What the task requires:
The copy must start at the line that contains "Rebuild this chart" and finish at the line that contains "plt.rcParams['mathtext.fontset'] = 'dejavuserif'", reproducing each line exactly. Any picture in that span is omitted.

[Figure scripts]

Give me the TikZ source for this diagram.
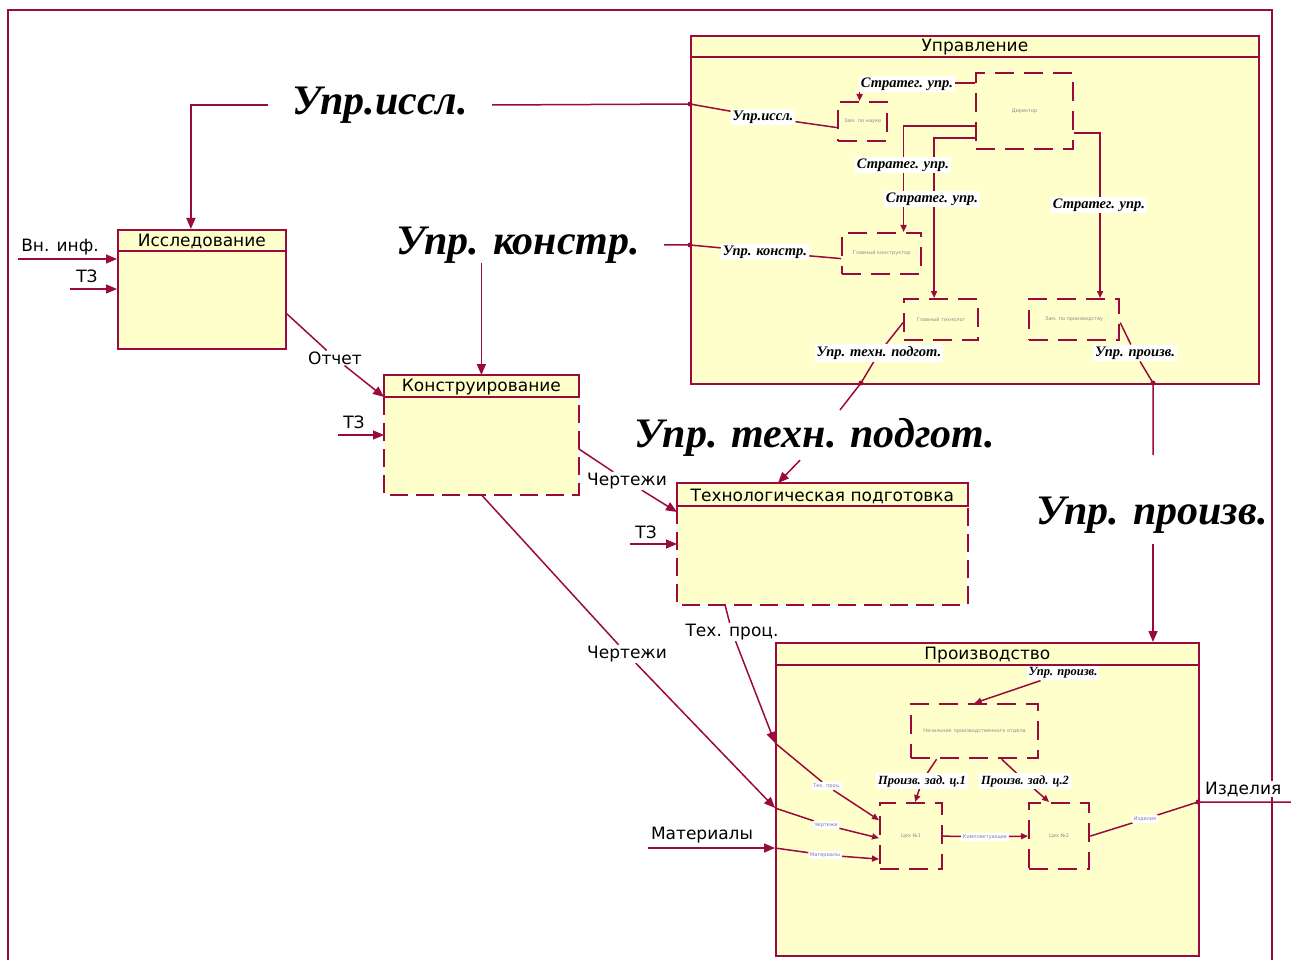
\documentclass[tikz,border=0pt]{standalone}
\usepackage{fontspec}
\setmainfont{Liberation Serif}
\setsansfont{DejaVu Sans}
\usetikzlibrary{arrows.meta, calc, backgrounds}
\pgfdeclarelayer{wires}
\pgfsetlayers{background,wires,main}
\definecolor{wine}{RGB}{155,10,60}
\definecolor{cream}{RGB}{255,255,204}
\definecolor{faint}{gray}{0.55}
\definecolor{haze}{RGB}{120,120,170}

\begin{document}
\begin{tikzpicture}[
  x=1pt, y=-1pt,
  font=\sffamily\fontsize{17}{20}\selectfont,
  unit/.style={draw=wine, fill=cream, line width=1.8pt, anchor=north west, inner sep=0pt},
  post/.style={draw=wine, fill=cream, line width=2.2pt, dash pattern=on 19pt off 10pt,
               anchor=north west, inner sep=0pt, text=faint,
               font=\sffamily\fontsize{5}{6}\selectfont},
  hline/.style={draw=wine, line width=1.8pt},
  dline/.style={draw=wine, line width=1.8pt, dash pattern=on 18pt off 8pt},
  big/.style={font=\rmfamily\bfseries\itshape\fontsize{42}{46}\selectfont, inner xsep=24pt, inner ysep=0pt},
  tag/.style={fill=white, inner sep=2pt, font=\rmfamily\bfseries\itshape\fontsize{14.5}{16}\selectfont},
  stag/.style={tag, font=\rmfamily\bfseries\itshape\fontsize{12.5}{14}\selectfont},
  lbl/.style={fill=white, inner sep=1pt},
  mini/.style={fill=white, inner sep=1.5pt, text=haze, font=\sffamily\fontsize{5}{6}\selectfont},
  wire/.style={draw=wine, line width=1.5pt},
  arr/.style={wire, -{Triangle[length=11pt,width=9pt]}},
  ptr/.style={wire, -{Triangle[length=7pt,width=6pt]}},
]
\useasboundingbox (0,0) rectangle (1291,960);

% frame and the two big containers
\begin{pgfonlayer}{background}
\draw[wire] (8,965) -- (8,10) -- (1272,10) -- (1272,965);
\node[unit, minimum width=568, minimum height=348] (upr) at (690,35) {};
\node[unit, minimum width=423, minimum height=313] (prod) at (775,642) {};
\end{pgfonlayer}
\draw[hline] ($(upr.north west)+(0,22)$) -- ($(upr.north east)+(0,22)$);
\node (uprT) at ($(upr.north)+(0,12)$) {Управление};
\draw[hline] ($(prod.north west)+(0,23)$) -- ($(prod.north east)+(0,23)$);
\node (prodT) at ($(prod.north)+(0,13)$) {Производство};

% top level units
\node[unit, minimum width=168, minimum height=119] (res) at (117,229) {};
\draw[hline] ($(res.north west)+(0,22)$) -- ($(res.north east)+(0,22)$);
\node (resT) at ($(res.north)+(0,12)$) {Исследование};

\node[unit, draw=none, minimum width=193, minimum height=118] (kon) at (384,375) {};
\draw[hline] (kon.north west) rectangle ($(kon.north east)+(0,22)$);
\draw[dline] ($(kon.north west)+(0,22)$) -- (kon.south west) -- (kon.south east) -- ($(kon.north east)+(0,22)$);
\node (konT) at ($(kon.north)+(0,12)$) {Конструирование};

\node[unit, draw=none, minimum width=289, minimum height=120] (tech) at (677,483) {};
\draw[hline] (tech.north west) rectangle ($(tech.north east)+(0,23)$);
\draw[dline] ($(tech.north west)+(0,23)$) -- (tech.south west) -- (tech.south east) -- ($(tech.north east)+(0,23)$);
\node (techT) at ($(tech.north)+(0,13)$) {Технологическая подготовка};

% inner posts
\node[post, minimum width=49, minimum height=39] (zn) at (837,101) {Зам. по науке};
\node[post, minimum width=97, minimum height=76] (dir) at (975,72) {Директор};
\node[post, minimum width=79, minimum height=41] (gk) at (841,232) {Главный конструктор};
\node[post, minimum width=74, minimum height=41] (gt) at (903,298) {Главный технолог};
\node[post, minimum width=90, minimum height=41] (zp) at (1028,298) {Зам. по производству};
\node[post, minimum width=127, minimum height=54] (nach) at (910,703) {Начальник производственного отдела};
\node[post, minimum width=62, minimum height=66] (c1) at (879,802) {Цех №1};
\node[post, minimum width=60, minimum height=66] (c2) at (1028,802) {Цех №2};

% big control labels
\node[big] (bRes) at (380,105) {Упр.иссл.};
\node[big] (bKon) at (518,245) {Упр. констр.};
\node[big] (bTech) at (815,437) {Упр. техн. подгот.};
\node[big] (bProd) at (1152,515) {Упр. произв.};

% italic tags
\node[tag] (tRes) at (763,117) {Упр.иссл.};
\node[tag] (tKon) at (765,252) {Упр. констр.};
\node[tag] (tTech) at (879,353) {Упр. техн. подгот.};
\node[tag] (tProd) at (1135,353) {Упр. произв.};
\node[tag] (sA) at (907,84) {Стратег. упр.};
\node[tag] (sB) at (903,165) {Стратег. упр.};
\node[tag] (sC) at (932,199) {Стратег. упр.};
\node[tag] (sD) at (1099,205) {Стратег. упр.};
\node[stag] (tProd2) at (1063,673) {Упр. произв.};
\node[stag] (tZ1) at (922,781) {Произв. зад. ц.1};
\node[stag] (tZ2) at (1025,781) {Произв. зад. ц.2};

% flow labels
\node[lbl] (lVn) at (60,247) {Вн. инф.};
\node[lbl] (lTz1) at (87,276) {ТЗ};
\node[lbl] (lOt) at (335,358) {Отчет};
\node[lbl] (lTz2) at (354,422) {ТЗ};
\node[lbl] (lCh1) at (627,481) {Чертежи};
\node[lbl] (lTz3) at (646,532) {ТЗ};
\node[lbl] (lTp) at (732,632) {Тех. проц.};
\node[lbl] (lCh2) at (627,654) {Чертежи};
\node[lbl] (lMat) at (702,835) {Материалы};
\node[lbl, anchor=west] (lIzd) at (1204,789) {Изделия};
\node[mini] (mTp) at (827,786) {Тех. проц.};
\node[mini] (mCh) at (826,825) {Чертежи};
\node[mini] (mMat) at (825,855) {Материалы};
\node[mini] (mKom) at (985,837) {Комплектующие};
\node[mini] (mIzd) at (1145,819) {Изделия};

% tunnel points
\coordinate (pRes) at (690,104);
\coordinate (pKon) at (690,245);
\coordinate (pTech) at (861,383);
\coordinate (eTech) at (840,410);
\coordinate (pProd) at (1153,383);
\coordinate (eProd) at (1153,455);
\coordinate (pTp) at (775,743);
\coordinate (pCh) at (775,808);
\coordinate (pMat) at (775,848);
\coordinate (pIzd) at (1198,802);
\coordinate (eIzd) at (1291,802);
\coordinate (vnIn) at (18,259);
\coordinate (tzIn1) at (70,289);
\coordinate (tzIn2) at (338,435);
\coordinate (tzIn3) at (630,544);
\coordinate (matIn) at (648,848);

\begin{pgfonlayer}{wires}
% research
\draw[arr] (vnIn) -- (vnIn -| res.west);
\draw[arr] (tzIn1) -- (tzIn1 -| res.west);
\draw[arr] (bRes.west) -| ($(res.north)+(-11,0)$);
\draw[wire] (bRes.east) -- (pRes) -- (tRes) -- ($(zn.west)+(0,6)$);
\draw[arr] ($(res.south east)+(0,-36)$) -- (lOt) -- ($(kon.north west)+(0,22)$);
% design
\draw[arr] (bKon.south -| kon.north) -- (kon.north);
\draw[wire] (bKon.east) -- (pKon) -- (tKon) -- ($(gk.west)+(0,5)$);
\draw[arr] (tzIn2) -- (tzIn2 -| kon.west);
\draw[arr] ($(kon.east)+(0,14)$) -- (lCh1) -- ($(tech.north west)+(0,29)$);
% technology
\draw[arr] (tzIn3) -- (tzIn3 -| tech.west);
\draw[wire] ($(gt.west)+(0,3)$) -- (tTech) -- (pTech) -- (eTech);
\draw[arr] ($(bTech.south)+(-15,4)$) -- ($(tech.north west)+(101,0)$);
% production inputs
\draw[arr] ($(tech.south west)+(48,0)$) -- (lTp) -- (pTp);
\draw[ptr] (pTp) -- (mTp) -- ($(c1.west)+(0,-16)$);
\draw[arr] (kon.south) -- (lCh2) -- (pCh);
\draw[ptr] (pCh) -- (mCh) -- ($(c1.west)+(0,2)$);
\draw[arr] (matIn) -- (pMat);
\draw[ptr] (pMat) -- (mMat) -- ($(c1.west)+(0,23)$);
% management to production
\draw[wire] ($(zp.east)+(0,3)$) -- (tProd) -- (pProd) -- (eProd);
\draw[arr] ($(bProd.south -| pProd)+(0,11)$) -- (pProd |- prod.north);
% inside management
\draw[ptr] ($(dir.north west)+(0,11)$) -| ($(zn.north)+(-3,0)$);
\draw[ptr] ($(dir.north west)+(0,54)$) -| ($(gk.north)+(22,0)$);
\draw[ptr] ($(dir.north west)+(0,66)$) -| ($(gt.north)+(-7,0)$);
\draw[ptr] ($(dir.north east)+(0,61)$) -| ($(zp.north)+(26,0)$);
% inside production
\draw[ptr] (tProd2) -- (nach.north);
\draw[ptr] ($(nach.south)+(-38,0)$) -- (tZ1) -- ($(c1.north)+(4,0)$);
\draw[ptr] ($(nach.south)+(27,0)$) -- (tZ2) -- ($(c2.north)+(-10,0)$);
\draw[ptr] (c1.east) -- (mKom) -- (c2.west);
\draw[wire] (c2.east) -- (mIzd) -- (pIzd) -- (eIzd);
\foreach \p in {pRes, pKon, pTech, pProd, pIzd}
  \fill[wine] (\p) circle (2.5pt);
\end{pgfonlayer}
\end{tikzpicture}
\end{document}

==

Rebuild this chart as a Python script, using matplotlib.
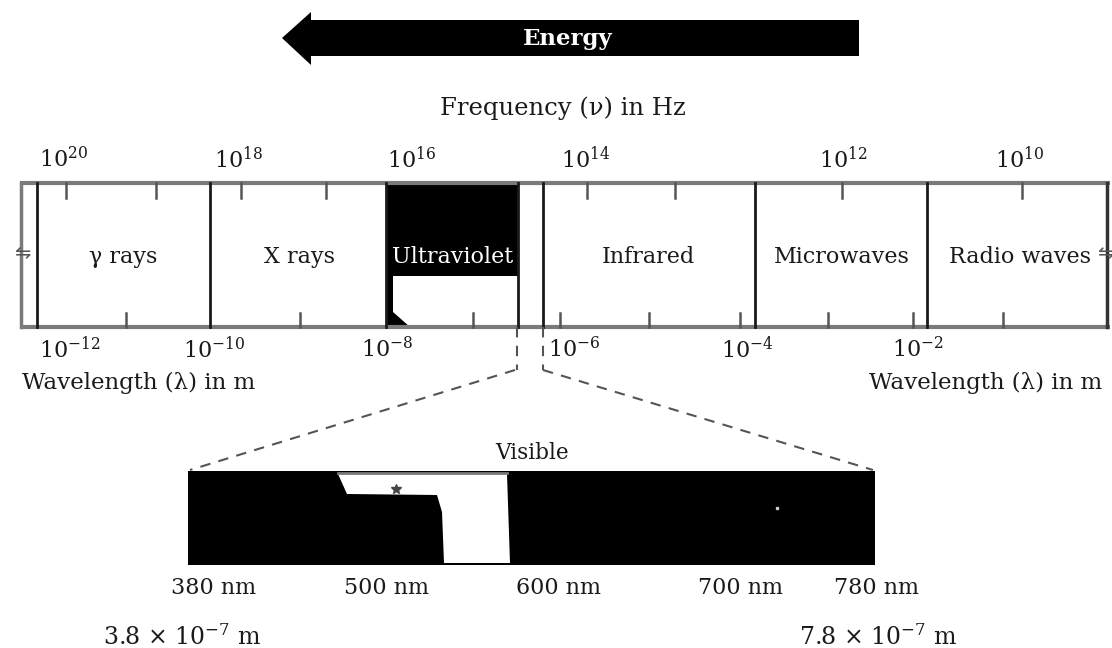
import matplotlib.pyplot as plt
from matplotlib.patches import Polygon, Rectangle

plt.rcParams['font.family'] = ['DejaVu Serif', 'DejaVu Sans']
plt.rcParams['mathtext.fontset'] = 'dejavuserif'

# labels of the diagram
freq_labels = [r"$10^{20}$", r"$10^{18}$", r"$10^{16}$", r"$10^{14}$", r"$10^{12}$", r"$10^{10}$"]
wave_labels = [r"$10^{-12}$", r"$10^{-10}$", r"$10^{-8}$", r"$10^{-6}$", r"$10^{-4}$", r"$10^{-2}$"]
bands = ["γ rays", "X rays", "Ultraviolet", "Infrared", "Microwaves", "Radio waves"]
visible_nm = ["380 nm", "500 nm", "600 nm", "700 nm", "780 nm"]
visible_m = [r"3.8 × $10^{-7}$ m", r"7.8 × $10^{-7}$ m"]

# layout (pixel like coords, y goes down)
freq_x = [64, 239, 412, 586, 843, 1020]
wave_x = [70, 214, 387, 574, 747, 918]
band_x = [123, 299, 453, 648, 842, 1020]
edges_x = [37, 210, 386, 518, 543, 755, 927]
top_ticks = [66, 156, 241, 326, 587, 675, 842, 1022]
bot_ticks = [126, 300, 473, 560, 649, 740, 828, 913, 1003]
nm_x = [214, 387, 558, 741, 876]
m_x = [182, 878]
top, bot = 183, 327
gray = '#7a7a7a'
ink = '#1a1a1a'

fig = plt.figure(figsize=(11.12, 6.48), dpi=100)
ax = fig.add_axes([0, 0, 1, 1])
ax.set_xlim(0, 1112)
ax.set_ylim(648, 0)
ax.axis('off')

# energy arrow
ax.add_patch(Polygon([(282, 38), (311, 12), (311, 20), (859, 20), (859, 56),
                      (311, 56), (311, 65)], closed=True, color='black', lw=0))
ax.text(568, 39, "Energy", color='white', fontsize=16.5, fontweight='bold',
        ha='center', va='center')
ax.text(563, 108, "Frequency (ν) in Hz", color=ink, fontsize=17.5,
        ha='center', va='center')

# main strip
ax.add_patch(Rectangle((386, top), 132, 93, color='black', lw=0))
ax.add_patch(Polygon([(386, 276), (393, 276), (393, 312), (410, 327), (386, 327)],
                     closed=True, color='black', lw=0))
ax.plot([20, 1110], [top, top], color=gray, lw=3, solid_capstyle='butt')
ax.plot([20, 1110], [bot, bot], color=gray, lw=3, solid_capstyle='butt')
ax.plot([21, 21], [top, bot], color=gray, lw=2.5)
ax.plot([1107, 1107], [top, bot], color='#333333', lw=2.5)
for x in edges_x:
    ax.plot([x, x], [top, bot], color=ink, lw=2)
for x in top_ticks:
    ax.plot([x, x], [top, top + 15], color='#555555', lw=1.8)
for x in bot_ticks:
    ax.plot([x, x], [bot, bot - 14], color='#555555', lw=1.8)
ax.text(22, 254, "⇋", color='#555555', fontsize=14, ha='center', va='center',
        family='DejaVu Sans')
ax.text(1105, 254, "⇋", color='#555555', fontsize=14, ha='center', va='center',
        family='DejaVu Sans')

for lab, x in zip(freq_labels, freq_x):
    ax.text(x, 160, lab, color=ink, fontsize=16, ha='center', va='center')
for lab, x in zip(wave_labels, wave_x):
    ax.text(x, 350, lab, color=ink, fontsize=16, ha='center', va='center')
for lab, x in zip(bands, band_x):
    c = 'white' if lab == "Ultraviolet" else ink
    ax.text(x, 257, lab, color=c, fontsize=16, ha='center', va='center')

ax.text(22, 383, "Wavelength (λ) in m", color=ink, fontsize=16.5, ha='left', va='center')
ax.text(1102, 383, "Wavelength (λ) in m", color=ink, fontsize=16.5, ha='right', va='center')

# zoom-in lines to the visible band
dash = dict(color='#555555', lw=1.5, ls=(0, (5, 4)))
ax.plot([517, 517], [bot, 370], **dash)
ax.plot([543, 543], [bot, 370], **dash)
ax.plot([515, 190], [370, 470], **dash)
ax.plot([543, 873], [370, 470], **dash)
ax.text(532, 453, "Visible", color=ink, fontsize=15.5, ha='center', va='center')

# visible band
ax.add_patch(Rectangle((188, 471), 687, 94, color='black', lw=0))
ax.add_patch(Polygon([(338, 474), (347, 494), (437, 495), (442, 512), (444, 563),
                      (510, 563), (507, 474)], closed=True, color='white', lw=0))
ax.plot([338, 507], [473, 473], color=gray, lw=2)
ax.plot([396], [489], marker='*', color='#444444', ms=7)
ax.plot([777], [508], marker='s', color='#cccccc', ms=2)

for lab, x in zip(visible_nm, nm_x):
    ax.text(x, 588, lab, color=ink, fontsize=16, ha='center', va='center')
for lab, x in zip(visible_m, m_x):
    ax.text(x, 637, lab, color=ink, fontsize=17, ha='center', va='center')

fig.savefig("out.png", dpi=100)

Task solution:
Rebuild this chart as a Python script, using matplotlib.
import matplotlib.pyplot as plt
from matplotlib.patches import Polygon, Rectangle

plt.rcParams['font.family'] = ['DejaVu Serif', 'DejaVu Sans']
plt.rcParams['mathtext.fontset'] = 'dejavuserif'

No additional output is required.